=== Challenge ===
Copy exactly the lines that run from the top of the listing to the line containing "dự phóng 2025-2027</text>", both ends included, and omit the pictures.

=== Raw data ===
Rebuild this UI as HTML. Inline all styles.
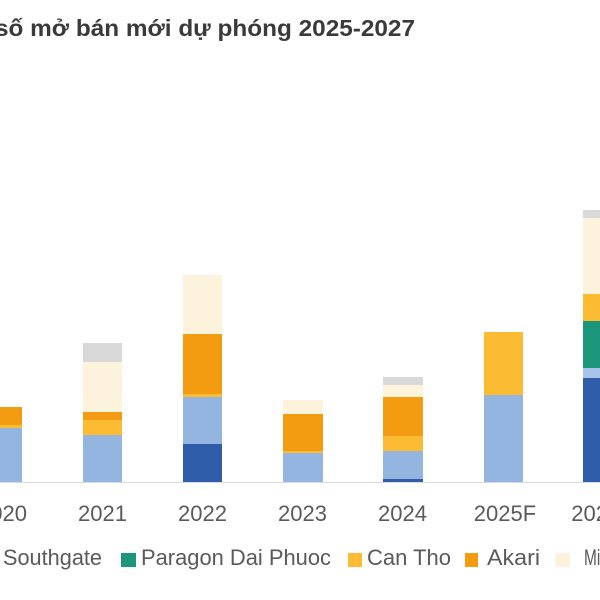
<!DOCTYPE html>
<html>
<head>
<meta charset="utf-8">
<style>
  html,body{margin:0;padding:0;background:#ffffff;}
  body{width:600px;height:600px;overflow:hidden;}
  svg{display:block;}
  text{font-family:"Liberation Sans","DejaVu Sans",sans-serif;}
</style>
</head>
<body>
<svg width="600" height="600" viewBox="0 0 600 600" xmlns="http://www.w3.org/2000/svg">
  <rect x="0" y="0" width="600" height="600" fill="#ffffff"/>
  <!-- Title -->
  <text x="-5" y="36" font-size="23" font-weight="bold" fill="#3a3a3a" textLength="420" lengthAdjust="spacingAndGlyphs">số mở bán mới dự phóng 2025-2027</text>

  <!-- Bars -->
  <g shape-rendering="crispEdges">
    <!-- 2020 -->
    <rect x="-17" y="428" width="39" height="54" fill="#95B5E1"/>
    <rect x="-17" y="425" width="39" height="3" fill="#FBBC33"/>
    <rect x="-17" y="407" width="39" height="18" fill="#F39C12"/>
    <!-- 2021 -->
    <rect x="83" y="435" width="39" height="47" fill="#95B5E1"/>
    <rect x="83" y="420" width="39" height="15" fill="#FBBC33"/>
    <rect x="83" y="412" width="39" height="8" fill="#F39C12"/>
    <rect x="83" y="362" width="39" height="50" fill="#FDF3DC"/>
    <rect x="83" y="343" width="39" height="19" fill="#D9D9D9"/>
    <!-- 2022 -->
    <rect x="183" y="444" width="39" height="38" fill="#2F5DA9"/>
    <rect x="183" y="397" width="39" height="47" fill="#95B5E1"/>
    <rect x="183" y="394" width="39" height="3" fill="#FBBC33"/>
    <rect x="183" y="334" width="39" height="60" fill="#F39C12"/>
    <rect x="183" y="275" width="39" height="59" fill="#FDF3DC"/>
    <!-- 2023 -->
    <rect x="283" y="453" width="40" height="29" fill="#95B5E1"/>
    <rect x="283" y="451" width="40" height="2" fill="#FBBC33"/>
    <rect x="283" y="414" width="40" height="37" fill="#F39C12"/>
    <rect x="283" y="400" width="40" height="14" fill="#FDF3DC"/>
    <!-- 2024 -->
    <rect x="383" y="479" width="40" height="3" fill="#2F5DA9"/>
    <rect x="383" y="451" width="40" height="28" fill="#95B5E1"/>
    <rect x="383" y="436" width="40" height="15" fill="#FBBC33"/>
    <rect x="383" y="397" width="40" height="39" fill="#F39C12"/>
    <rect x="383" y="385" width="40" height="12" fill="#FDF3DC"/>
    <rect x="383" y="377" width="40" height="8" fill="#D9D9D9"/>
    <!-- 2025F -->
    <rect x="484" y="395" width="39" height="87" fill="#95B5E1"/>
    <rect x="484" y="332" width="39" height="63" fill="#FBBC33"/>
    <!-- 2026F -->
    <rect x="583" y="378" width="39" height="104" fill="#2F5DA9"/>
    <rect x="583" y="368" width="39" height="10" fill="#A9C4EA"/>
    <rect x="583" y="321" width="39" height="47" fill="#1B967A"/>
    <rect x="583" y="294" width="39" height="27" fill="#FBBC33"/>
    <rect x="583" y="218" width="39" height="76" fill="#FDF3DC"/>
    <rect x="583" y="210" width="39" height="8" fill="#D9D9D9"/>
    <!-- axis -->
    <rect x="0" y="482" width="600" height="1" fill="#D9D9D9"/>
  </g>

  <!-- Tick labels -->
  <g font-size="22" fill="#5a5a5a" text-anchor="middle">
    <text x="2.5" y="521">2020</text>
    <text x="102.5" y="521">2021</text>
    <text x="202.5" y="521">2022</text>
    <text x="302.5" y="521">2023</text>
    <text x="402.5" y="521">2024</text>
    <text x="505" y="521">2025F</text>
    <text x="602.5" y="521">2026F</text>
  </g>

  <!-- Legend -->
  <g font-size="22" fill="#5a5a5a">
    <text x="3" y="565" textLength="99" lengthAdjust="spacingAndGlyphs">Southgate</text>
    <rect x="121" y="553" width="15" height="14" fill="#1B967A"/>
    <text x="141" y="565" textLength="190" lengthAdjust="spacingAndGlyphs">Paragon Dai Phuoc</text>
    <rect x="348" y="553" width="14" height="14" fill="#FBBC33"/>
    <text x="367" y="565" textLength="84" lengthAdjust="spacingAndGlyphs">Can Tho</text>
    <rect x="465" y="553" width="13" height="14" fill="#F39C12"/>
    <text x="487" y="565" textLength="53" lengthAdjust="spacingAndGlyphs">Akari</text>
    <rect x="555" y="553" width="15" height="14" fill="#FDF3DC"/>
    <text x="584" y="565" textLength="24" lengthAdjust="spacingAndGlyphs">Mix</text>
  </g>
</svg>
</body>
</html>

=== Solution for this problem ===
Rebuild this UI as HTML. Inline all styles.
<!DOCTYPE html>
<html>
<head>
<meta charset="utf-8">
<style>
  html,body{margin:0;padding:0;background:#ffffff;}
  body{width:600px;height:600px;overflow:hidden;}
  svg{display:block;}
  text{font-family:"Liberation Sans","DejaVu Sans",sans-serif;}
</style>
</head>
<body>
<svg width="600" height="600" viewBox="0 0 600 600" xmlns="http://www.w3.org/2000/svg">
  <rect x="0" y="0" width="600" height="600" fill="#ffffff"/>
  <!-- Title -->
  <text x="-5" y="36" font-size="23" font-weight="bold" fill="#3a3a3a" textLength="420" lengthAdjust="spacingAndGlyphs">số mở bán mới dự phóng 2025-2027</text>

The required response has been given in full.